(BRIEF)
The line containing "0, 0, 0, 3, 1.2, 0, 3.5]" marks the end: extract everything from the first line of the data through that line, exactly, with no pictures.

(DATA EXCERPT)
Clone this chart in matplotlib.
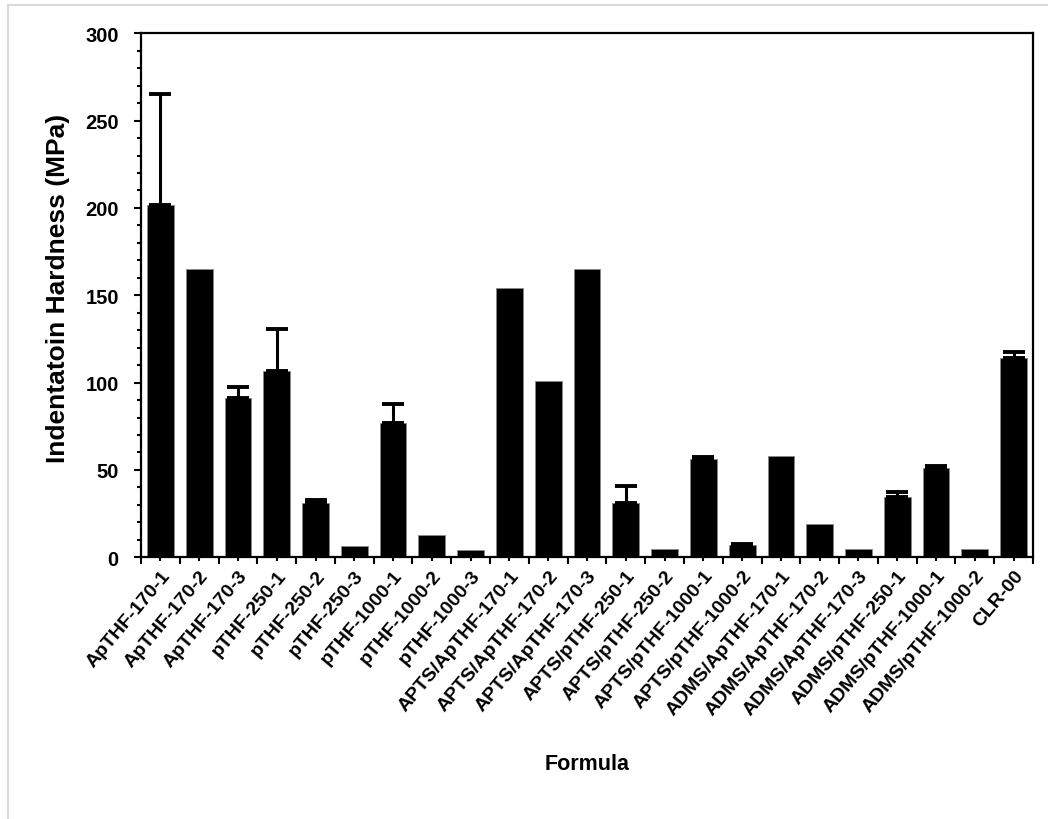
import matplotlib
matplotlib.use("Agg")
import matplotlib.pyplot as plt
import numpy as np
from matplotlib.ticker import MultipleLocator, FixedLocator
from matplotlib.lines import Line2D

plt.rcParams['font.family'] = ['Liberation Sans', 'DejaVu Sans']
plt.rcParams['font.weight'] = 'bold'

# formulas along the x axis
formulas = ["ApTHF-170-1", "ApTHF-170-2", "ApTHF-170-3", "pTHF-250-1", "pTHF-250-2",
            "pTHF-250-3", "pTHF-1000-1", "pTHF-1000-2", "pTHF-1000-3",
            "APTS/ApTHF-170-1", "APTS/ApTHF-170-2", "APTS/ApTHF-170-3",
            "APTS/pTHF-250-1", "APTS/pTHF-250-2", "APTS/pTHF-1000-1", "APTS/pTHF-1000-2",
            "ADMS/ApTHF-170-1", "ADMS/ApTHF-170-2", "ADMS/ApTHF-170-3",
            "ADMS/pTHF-250-1", "ADMS/pTHF-1000-1", "ADMS/pTHF-1000-2", "CLR-00"]
# hardness (MPa) and upper error
hardness = [201.5, 165, 91, 106.5, 31, 6.5, 77, 12.5, 4,
            154, 101, 165, 31, 5, 56, 7,
            58, 19, 5, 34.5, 51, 4.5, 114]
err_up = [63.5, 0, 6.5, 24, 2, 0, 10.5, 0, 0,
          0, 0, 0, 10, 0, 1.5, 0.7,
          0, 0, 0, 3, 1.2, 0, 3.5]

W, H = 1048, 820
fig = plt.figure(figsize=(W / 100, H / 100), dpi=100)
ax = fig.add_axes([141 / W, 1 - 558.3 / H, (1033 - 141) / W, (558.3 - 34.3) / H])

x = np.arange(len(formulas))
ax.bar(x, hardness, width=0.69, color='black', edgecolor='#888888', linewidth=0.6, zorder=2)

# only bars that have an error value get an error bar
ex = [i for i in x if err_up[i] > 0]
ey = [hardness[i] for i in ex]
ee = [err_up[i] for i in ex]
ax.errorbar(ex, ey, yerr=[np.zeros(len(ee)), ee], fmt='none',
            ecolor='black', elinewidth=2.2, capsize=8, capthick=2.8, zorder=3)

ax.set_xlim(-0.5, len(formulas) - 0.5)
ax.set_ylim(0, 300)
ax.yaxis.set_major_locator(MultipleLocator(50))
ax.yaxis.set_minor_locator(MultipleLocator(10))
ax.xaxis.set_major_locator(FixedLocator(np.arange(-0.5, len(formulas), 1.0)))
ax.set_xticklabels([])
ax.set_xticks(x, formulas, minor=True)
ax.tick_params(axis='x', which='major', direction='out', length=5, width=1.5)
ax.tick_params(axis='x', which='minor', direction='out', length=3, width=1.5,
               labelsize=14, pad=4)
ax.tick_params(axis='y', which='major', direction='out', length=5, width=1.5,
               labelsize=14.5, pad=11)
ax.tick_params(axis='y', which='minor', direction='out', length=3, width=1.5)
for lab in ax.get_xticklabels(minor=True):
    lab.set_rotation(50)
    lab.set_ha('right')
    lab.set_rotation_mode('anchor')
    lab.set_fontweight('bold')
for lab in ax.get_yticklabels():
    lab.set_fontweight('bold')

for s in ax.spines.values():
    s.set_linewidth(1.6)
    s.set_color('black')

fig.text(58 / W, 1 - 288 / H, "Indentatoin Hardness (MPa)", rotation=90, ha='center', va='center',
         fontsize=19, fontweight='bold')
fig.text(587 / W, 1 - 765 / H, "Formula", ha='center', va='center',
         fontsize=15.5, fontweight='bold')

# light gray chart border
fig.add_artist(Line2D([7.5 / W, 7.5 / W], [0, 1 - 5.5 / H], color='#d9d9d9', linewidth=1.5,
                      transform=fig.transFigure))
fig.add_artist(Line2D([7.5 / W, 1], [1 - 5.5 / H, 1 - 5.5 / H], color='#d9d9d9', linewidth=1.5,
                      transform=fig.transFigure))

fig.savefig("out.png", dpi=100)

(EXERCISE RESPONSE)
Clone this chart in matplotlib.
import matplotlib
matplotlib.use("Agg")
import matplotlib.pyplot as plt
import numpy as np
from matplotlib.ticker import MultipleLocator, FixedLocator
from matplotlib.lines import Line2D

plt.rcParams['font.family'] = ['Liberation Sans', 'DejaVu Sans']
plt.rcParams['font.weight'] = 'bold'

# formulas along the x axis
formulas = ["ApTHF-170-1", "ApTHF-170-2", "ApTHF-170-3", "pTHF-250-1", "pTHF-250-2",
            "pTHF-250-3", "pTHF-1000-1", "pTHF-1000-2", "pTHF-1000-3",
            "APTS/ApTHF-170-1", "APTS/ApTHF-170-2", "APTS/ApTHF-170-3",
            "APTS/pTHF-250-1", "APTS/pTHF-250-2", "APTS/pTHF-1000-1", "APTS/pTHF-1000-2",
            "ADMS/ApTHF-170-1", "ADMS/ApTHF-170-2", "ADMS/ApTHF-170-3",
            "ADMS/pTHF-250-1", "ADMS/pTHF-1000-1", "ADMS/pTHF-1000-2", "CLR-00"]
# hardness (MPa) and upper error
hardness = [201.5, 165, 91, 106.5, 31, 6.5, 77, 12.5, 4,
            154, 101, 165, 31, 5, 56, 7,
            58, 19, 5, 34.5, 51, 4.5, 114]
err_up = [63.5, 0, 6.5, 24, 2, 0, 10.5, 0, 0,
          0, 0, 0, 10, 0, 1.5, 0.7,
          0, 0, 0, 3, 1.2, 0, 3.5]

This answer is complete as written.